I kiss him on the cheek. I can tell this is taking a toll on him. I can tell just from this moment that he’s never shared anything even close to this with another person before. I feel privileged and moved. Again I wish we were someplace else without the sword hanging over our heads.

 

“He was angry, really damn angry at being taken by Brose. So as he was walking to me he turned around and punched Brose across the face. He punched him over and over, split his eye, split his lip, damn near split his skull. I jumped on the nearest man.
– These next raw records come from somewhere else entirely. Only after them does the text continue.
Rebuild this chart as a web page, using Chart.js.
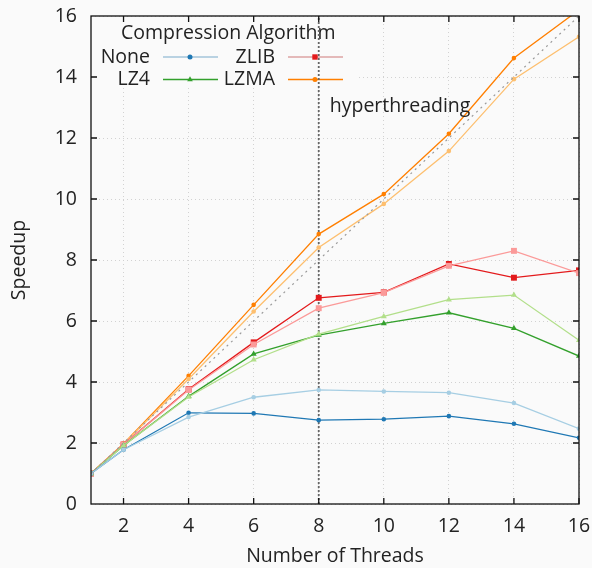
<!DOCTYPE html>
<html>
<head>
<meta charset="utf-8">
<script src="https://cdn.jsdelivr.net/npm/chart.js@4/dist/chart.umd.min.js"></script>
<style>
  html, body { margin: 0; padding: 0; background: #fafafa; }
  #wrap { width: 592px; height: 568px; }
</style>
</head>
<body>
<div id="wrap"><canvas id="chart" width="592" height="568"></canvas></div>
<script>
  const threads = [1, 2, 4, 6, 8, 10, 12, 14, 16];
  const xTicks = [2, 4, 6, 8, 10, 12, 14, 16];

  const noneA = [1, 1.78, 2.99, 2.97, 2.75, 2.78, 2.88, 2.63, 2.17];
  const noneB = [1, 1.78, 2.85, 3.50, 3.74, 3.69, 3.65, 3.31, 2.47];
  const zlibA = [1, 1.95, 3.76, 5.30, 6.76, 6.94, 7.87, 7.42, 7.66];
  const zlibB = [1, 1.95, 3.74, 5.23, 6.42, 6.93, 7.81, 8.30, 7.57];
  const lz4A = [1, 1.92, 3.53, 4.92, 5.54, 5.92, 6.27, 5.76, 4.85];
  const lz4B = [1, 1.92, 3.51, 4.73, 5.57, 6.15, 6.70, 6.85, 5.37];
  const lzmaA = [1, 1.98, 4.20, 6.53, 8.85, 10.16, 12.14, 14.62, 16.2];
  const lzmaB = [1, 1.97, 4.10, 6.31, 8.41, 9.84, 11.57, 13.93, 15.32];

  const idealX = [1, 16];
  const idealY = [1, 16];
  const htX = 8;

  const FONT = '"Open Sans", "Noto Sans", sans-serif';
  const FSIZE = 19.5;
  const BG = '#fafafa';

  function pts(ys) {
    return ys.map((y, i) => ({ x: threads[i], y }));
  }

  function series(label, ys, color, shape, radius) {
    return {
      label,
      data: pts(ys),
      borderColor: color,
      backgroundColor: color,
      borderWidth: 1.3,
      pointStyle: shape,
      pointRadius: radius,
      pointBorderWidth: 0,
      pointHoverRadius: radius,
    };
  }

  const legendItems = [
    { label: 'None', line: '#a3c4da', mark: '#1f78b4', shape: 'circle', col: 0, row: 0 },
    { label: 'ZLIB', line: '#dca3a3', mark: '#e31a1c', shape: 'rect', col: 1, row: 0 },
    { label: 'LZ4', line: '#33a02c', mark: '#33a02c', shape: 'triangle', col: 0, row: 1 },
    { label: 'LZMA', line: '#ff7f00', mark: '#ff7f00', shape: 'circle', col: 1, row: 1 },
  ];

  const framePlugin = {
    id: 'frame',
    beforeDatasetsDraw(chart) {
      const { ctx, chartArea: a } = chart;
      ctx.save();
      // legend box
      ctx.fillStyle = BG;
      ctx.fillRect(a.left + 2, a.top + 2, 264, 70);
      ctx.fillStyle = '#222';
      ctx.font = FSIZE + 'px ' + FONT;
      ctx.textBaseline = 'middle';
      ctx.textAlign = 'left';
      ctx.fillText('Compression Algorithm', 121, 33);
      legendItems.forEach(it => {
        const y = 57 + it.row * 22.5;
        const tx = it.col === 0 ? 150 : 275;
        const lx = it.col === 0 ? 163 : 288;
        ctx.textAlign = 'right';
        ctx.fillStyle = '#222';
        ctx.fillText(it.label, tx, y);
        ctx.strokeStyle = it.line;
        ctx.lineWidth = 1.5;
        ctx.beginPath();
        ctx.moveTo(lx, y);
        ctx.lineTo(lx + 55, y);
        ctx.stroke();
        ctx.fillStyle = it.mark;
        const r = it.shape === 'circle' ? 2.5 : it.shape === 'rect' ? 3.8 : 3.3;
        Chart.helpers.drawPoint(ctx, { pointStyle: it.shape, radius: r, borderWidth: 0 }, lx + 27, y);
      });
      ctx.restore();
    },
    afterDraw(chart) {
      const { ctx, chartArea: a, scales } = chart;
      ctx.save();
      ctx.strokeStyle = '#111';
      ctx.lineWidth = 1.3;
      ctx.strokeRect(a.left, a.top, a.right - a.left, a.bottom - a.top);
      ctx.beginPath();
      xTicks.forEach(v => {
        const x = scales.x.getPixelForValue(v);
        ctx.moveTo(x, a.bottom); ctx.lineTo(x, a.bottom - 6);
        ctx.moveTo(x, a.top); ctx.lineTo(x, a.top + 6);
      });
      for (let v = 2; v < 16; v += 2) {
        const y = scales.y.getPixelForValue(v);
        ctx.moveTo(a.left, y); ctx.lineTo(a.left + 6, y);
        ctx.moveTo(a.right, y); ctx.lineTo(a.right - 6, y);
      }
      ctx.stroke();
      ctx.fillStyle = '#222';
      ctx.font = FSIZE + 'px ' + FONT;
      ctx.textAlign = 'left';
      ctx.textBaseline = 'middle';
      ctx.fillText('hyperthreading', scales.x.getPixelForValue(htX) + 11, 106);
      ctx.restore();
    },
  };

  new Chart(document.getElementById('chart').getContext('2d'), {
    type: 'line',
    data: {
      datasets: [
        {
          label: 'ideal',
          data: idealX.map((x, i) => ({ x, y: idealY[i] })),
          borderColor: '#9a9a9a',
          borderWidth: 1.2,
          borderDash: [2, 4],
          pointRadius: 0,
        },
        series('None', noneB, '#a6cee3', 'circle', 2.3),
        series('None', noneA, '#1f78b4', 'circle', 2.3),
        series('LZ4', lz4B, '#b2df8a', 'triangle', 3.5),
        series('LZ4', lz4A, '#33a02c', 'triangle', 3.5),
        series('ZLIB', zlibB, '#fb9a99', 'rect', 4.2),
        series('ZLIB', zlibA, '#e31a1c', 'rect', 4.2),
        series('LZMA', lzmaB, '#fdbf6f', 'circle', 2.3),
        series('LZMA', lzmaA, '#ff7f00', 'circle', 2.3),
        {
          label: 'hyperthreading',
          data: [{ x: htX, y: 0 }, { x: htX, y: 16 }],
          borderColor: '#666',
          borderWidth: 1.8,
          borderDash: [2, 2],
          pointRadius: 0,
        },
      ],
    },
    options: {
      responsive: false,
      animation: false,
      events: [],
      layout: { padding: { top: 16, right: 13, left: 0, bottom: 0 } },
      plugins: {
        legend: { display: false },
        tooltip: { enabled: false },
      },
      scales: {
        x: {
          type: 'linear',
          min: 1,
          max: 16,
          afterBuildTicks: scale => { scale.ticks = xTicks.map(v => ({ value: v })); },
          afterFit: scale => { scale.height = 64; scale.paddingLeft = 0; scale.paddingRight = 0; },
          border: { display: false, dash: [1, 3] },
          grid: { color: '#d2d2d2', lineWidth: 1, drawTicks: false },
          ticks: { color: '#222', font: { family: FONT, size: FSIZE }, padding: 11, maxRotation: 0 },
          title: { display: true, text: 'Number of Threads', color: '#222', font: { family: FONT, size: FSIZE }, padding: { top: 2, bottom: 0 } },
        },
        y: {
          min: 0,
          max: 16,
          afterFit: scale => { scale.width = 91; scale.paddingTop = 0; scale.paddingBottom = 0; },
          border: { display: false, dash: [1, 3] },
          grid: { color: '#d2d2d2', lineWidth: 1, drawTicks: false },
          ticks: { stepSize: 2, color: '#222', font: { family: FONT, size: FSIZE }, padding: 14 },
          title: { display: true, text: 'Speedup', color: '#222', font: { family: FONT, size: FSIZE }, padding: { top: 8, bottom: 0 } },
        },
      },
    },
    plugins: [framePlugin],
  });
</script>
</body>
</html>
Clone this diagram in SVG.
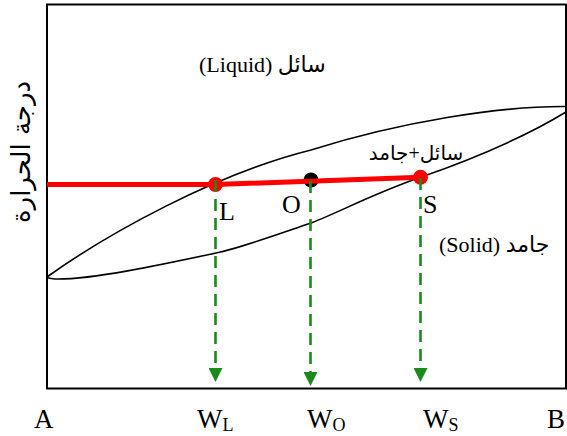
<svg xmlns="http://www.w3.org/2000/svg" width="567" height="436" viewBox="0 0 567 436">
<style>
.lbl{font-family:"Liberation Serif","DejaVu Sans",serif;fill:#000}
.ar{font-family:"DejaVu Sans","Liberation Serif",sans-serif;fill:#000}
.dash{stroke:#1b8a1b;stroke-width:2.6;stroke-dasharray:12 7;fill:none}
</style>
<defs>
<marker id="ah" viewBox="0 0 14 14" refX="0" refY="7" markerWidth="14" markerHeight="14" markerUnits="userSpaceOnUse" orient="auto">
<path d="M0,0 L14,7 L0,14 Z" fill="#1b8a1b"/>
</marker>
</defs>
<rect x="0" y="0" width="567" height="436" fill="#fff"/>
<g id="frame">
<rect x="47" y="4.5" width="519" height="384" fill="none" stroke="#000" stroke-width="2"/>
</g>
<g id="lens">
<path d="M47,277 C107,234 215,174 311,150 C400,122 500,106 566,106.5 L566,112 C520,140 470,160 420.5,177.3 C370,195 340,212 311,223 C270,237 240,248 216,253 C160,265 90,280 55,279 C49,278.5 46,277.5 47,277 Z" fill="none" stroke="#000" stroke-width="1.6"/>
</g>
<g id="node-O">
<circle cx="311" cy="180" r="7.5" fill="#000"/>
</g>
<g id="connectors">
<polyline points="47,184.5 215.5,184.5 420.5,177.3" fill="none" stroke="#ff0000" stroke-width="5"/>
</g>
<g id="node-L">
<circle cx="215.5" cy="184.5" r="7.5" fill="#ff0000"/>
</g>
<g id="node-S">
<circle cx="420.5" cy="177.3" r="7.5" fill="#ff0000"/>
</g>
<g id="arrows">
<line class="dash" x1="215.5" y1="180" x2="215.5" y2="368" marker-end="url(#ah)"/>
<line class="dash" x1="310.5" y1="181" x2="310.5" y2="372" marker-end="url(#ah)"/>
<line class="dash" x1="420.5" y1="178" x2="420.5" y2="368" marker-end="url(#ah)"/>
</g>
<g id="labels">
<text class="lbl" x="199" y="71.5" font-size="22">(Liquid) سائل</text>
<text class="lbl" x="416" y="160" font-size="20" text-anchor="middle">سائل+جامد</text>
<text class="lbl" x="439" y="252" font-size="22">(Solid) جامد</text>
<text class="lbl" x="219" y="220" font-size="26">L</text>
<text class="lbl" x="282" y="213" font-size="26">O</text>
<text class="lbl" x="423" y="213" font-size="26">S</text>
<text class="ar" transform="translate(30,152) rotate(-90)" font-size="26" text-anchor="middle">درجة الحرارة</text>
<text class="lbl" x="34" y="428" font-size="27">A</text>
<text class="lbl" x="197" y="428" font-size="27">W<tspan dy="3" font-size="18">L</tspan></text>
<text class="lbl" x="307" y="428" font-size="27">W<tspan dy="3" font-size="18">O</tspan></text>
<text class="lbl" x="423" y="428" font-size="27">W<tspan dy="3" font-size="18">S</tspan></text>
<text class="lbl" x="547" y="428" font-size="27">B</text>
</g>
</svg>
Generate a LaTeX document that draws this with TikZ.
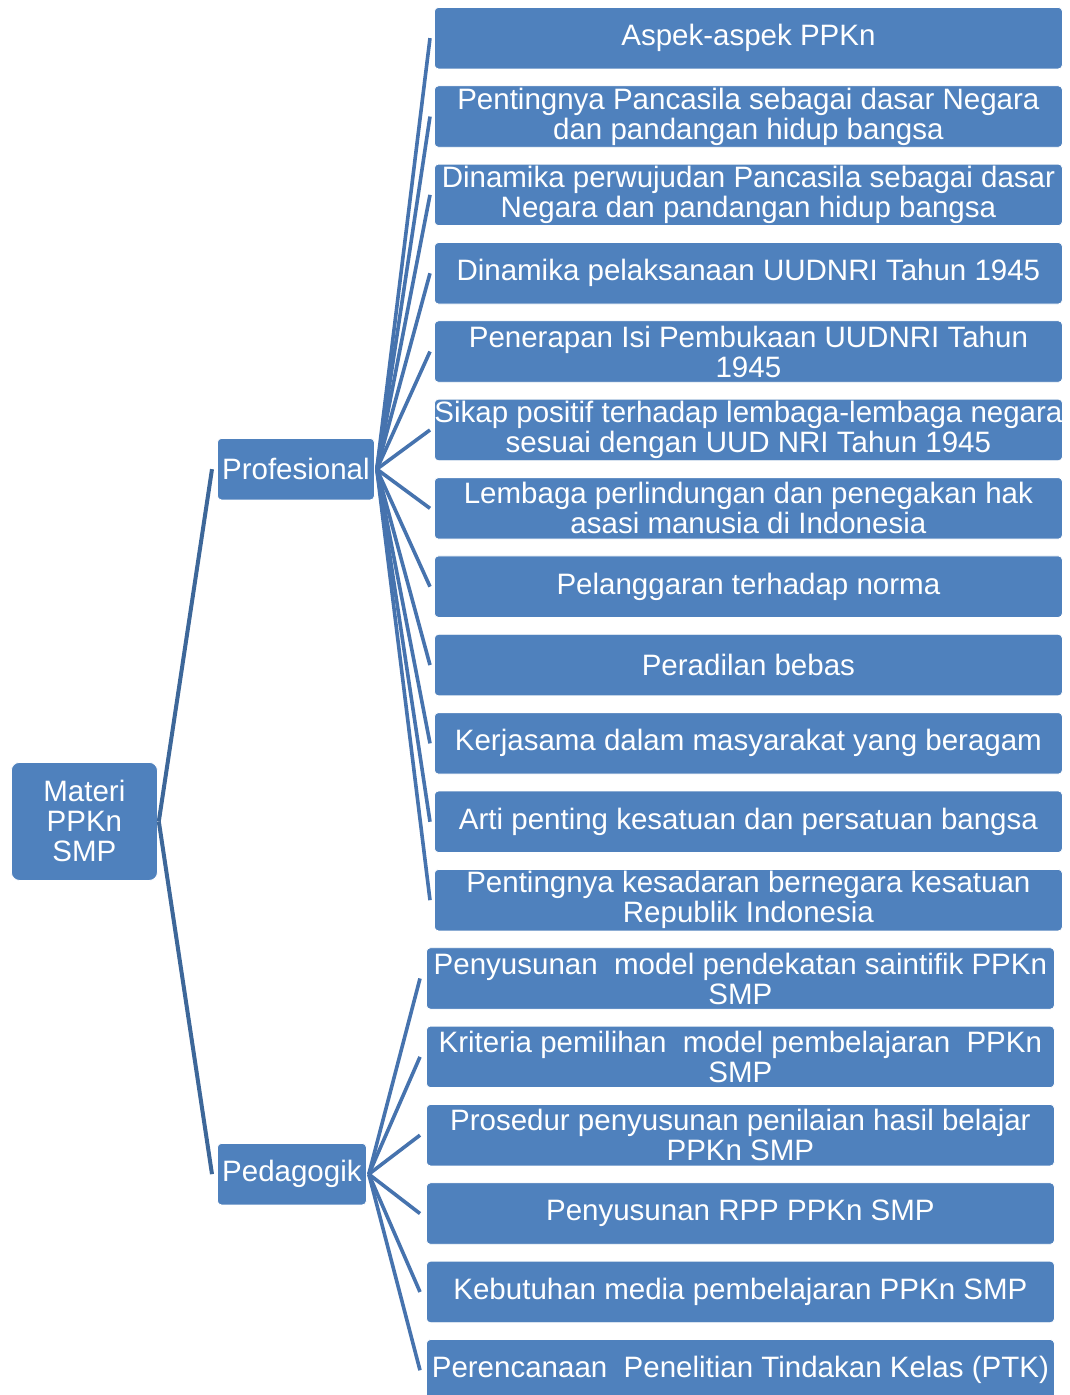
\documentclass[tikz,border=0pt]{standalone}
\usepackage{fontspec}
\setmainfont{Liberation Sans}
\usetikzlibrary{calc}
\definecolor{boxblue}{HTML}{4F81BD}
\definecolor{connblue}{HTML}{4673AE}
\definecolor{rootconn}{HTML}{3D6799}
\begin{document}
\begin{tikzpicture}[x=1pt,y=-1pt,
  box/.style={fill=boxblue, draw=white, line width=0.8pt, rounded corners=4pt,
    text=white, font=\fontsize{29.5}{30}\selectfont, align=center, inner sep=0pt},
  leaf/.style={box, minimum width=628pt, minimum height=61.5pt, anchor=north west},
  rconn/.style={draw=rootconn, line width=4pt},
  cconn/.style={draw=connblue, line width=3.6pt}]
\useasboundingbox (0,0) rectangle (1070,1395);
% root and level 1
\node[box, rounded corners=8pt, minimum width=146pt, minimum height=118pt, anchor=north west] (root) at (11,762) {Materi\\PPKn\\SMP};
\node[box, minimum width=157pt, minimum height=61.5pt, anchor=north west] (prof) at (217,438) {Profesional};
\node[box, minimum width=149pt, minimum height=61.5pt, anchor=north west] (peda) at (217,1143) {Pedagogik};
% Profesional leaves
\node[leaf] (p1) at (434,7) {Aspek-aspek PPKn};
\node[leaf] (p2) at (434,85.4) {Pentingnya Pancasila sebagai dasar Negara\\dan pandangan hidup bangsa};
\node[leaf] (p3) at (434,163.7) {Dinamika perwujudan Pancasila sebagai dasar\\Negara dan pandangan hidup bangsa};
\node[leaf] (p4) at (434,242.1) {Dinamika pelaksanaan UUDNRI Tahun 1945};
\node[leaf] (p5) at (434,320.4) {Penerapan Isi Pembukaan UUDNRI Tahun\\1945};
\node[leaf] (p6) at (434,398.8) {Sikap positif terhadap lembaga-lembaga negara\\sesuai dengan UUD NRI Tahun 1945};
\node[leaf] (p7) at (434,477.2) {Lembaga perlindungan dan penegakan hak\\asasi manusia di Indonesia};
\node[leaf] (p8) at (434,555.5) {Pelanggaran terhadap norma};
\node[leaf] (p9) at (434,633.9) {Peradilan bebas};
\node[leaf] (p10) at (434,712.2) {Kerjasama dalam masyarakat yang beragam};
\node[leaf] (p11) at (434,790.6) {Arti penting kesatuan dan persatuan bangsa};
\node[leaf] (p12) at (434,869) {Pentingnya kesadaran bernegara kesatuan\\Republik Indonesia};
% Pedagogik leaves
\node[leaf] (d1) at (426,947.3) {Penyusunan\ \ model pendekatan saintifik PPKn\\SMP};
\node[leaf] (d2) at (426,1025.7) {Kriteria pemilihan\ \ model pembelajaran\ \ PPKn\\SMP};
\node[leaf] (d3) at (426,1104) {Prosedur penyusunan penilaian hasil belajar\\PPKn SMP};
\node[leaf] (d4) at (426,1182.4) {Penyusunan RPP PPKn SMP};
\node[leaf] (d5) at (426,1260.8) {Kebutuhan media pembelajaran PPKn SMP};
\node[leaf] (d6) at (426,1339.1) {Perencanaan\ \ Penelitian Tindakan Kelas (PTK)};
% connectors
\coordinate (rootE) at ($(root.east)+(1,0)$);
\coordinate (profW) at ($(prof.west)+(-5,0)$);
\coordinate (pedaW) at ($(peda.west)+(-5,0)$);
\draw[rconn] (rootE) -- (profW);
\draw[rconn] (rootE) -- (pedaW);
\coordinate (profE) at ($(prof.east)+(2,0)$);
\foreach \i in {1,...,12}{
  \coordinate (pc\i) at ($(p\i.west)+(-4,0)$);
  \draw[cconn] (profE) -- (pc\i);
}
\coordinate (pedaE) at ($(peda.east)+(2,0)$);
\foreach \i in {1,...,6}{
  \coordinate (dc\i) at ($(d\i.west)+(-6,0)$);
  \draw[cconn] (pedaE) -- (dc\i);
}
\end{tikzpicture}
\end{document}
When Markus got to fighting, I got to fighting; that was just the way it worked. But there were more of them and it didn’t take them long to overpower us. Brose’s men pushed Markus to his knees, Brose took out a pistol, and Markus’s body fell to the ground, his face covered in blood. I collapsed next to him and screamed and roared and then I tried to get my hands on Brose, but ten men had their guns on me. Brose let me go ’cause he liked the sight of me so upset, I reckon. And I just left, Selena. Just walked away from my brother, leaving him there on the concrete. I bought his body later so we could bury him. I had to buy the body! I had to send one of my men to the Wraith compound and make a deal for the body just like I was making a deal for a shipment of guns. And I just left. My brother, bloody and dead, and I just walked away.”

 

“What were you supposed to do?” I ask softly.

 

He leaps up, limping on his good leg to the wall, and then punches the tiles hard. They crack and fall away. “Anything!” he snaps. “Fight, kill, die. Not run away like a coward.”

 

I go to him and place my hand on his shoulders, kneading them. “You had ten guns on you. You said that yourself.”

 

“I shouldn’t even be talking about this,” he says. “You were stabbed by some prick and I’m standing here moaning like a woman about my problems.”

 

“You’re not moaning.” I take his face in my hands and lock our eyes. “Don’t go all hard on me now. You’re allowed to be upset. It’s good to be upset.”

 

“It’s good to be upset?” He raises an eyebrow. “How’s that?”

 

His lips are quivering and he keeps closing his eyes as though fighting off tears.

 

I wrap my arms around him and lead his face to my chest. “Hush,” I whisper, as he starts to cry. “I’m with you. I’m here.” He cries chokingly at first, fighting off the sobs, but then he loses control and vibrates with unstoppable emotion. I cradle him the whole while, stroking his hair, whispering and trying to soothe him. It’s clear he hasn’t cried in years, if ever, from the way the tears consume him. He’s not an expert crier, like I was, able to switch off the tears when Clint walked through the door.

 

When he’s done he turns away, head low. “Goddamn,” he says, wiping his face. “I don’t know what the fuck just happened to me.” He wipes at his face and then turns to me, eyes red but dry. “That’s won’t happen again. You have my word on that.”

 

“What are you talking about?” I say. “Nothing happened that you need to make amends for. You just cried. You’re allowed to cry.”

 

“That’s where you’re wrong,” he says. “A man in my position is never allowed to cry.”

 

We return to our place on the floor, nothing to do but hold each other and wait.

 

“I tricked the guards,” I say. “Before you got here. And I got free from my cuffs.” I tell him about the screw and the takeout, the bat and the violence.

 

He smiles sideways at me. “It’s like we’ve swapped places. I’m the emotional woman and you’re the tough man.”

 

I pinch his nose. “Listen here. A woman can be strong and a man can be emotional. Okay?”

 

“I’ll agree to that if you agree to never tell a soul you saw me cry, even your own mother.”

 

I place my hand on my chest. “I swear I will never tell anybody that you have a heart.”

 

He inclines his head, ignoring the sarcasm. “Much obliged, ma’am.”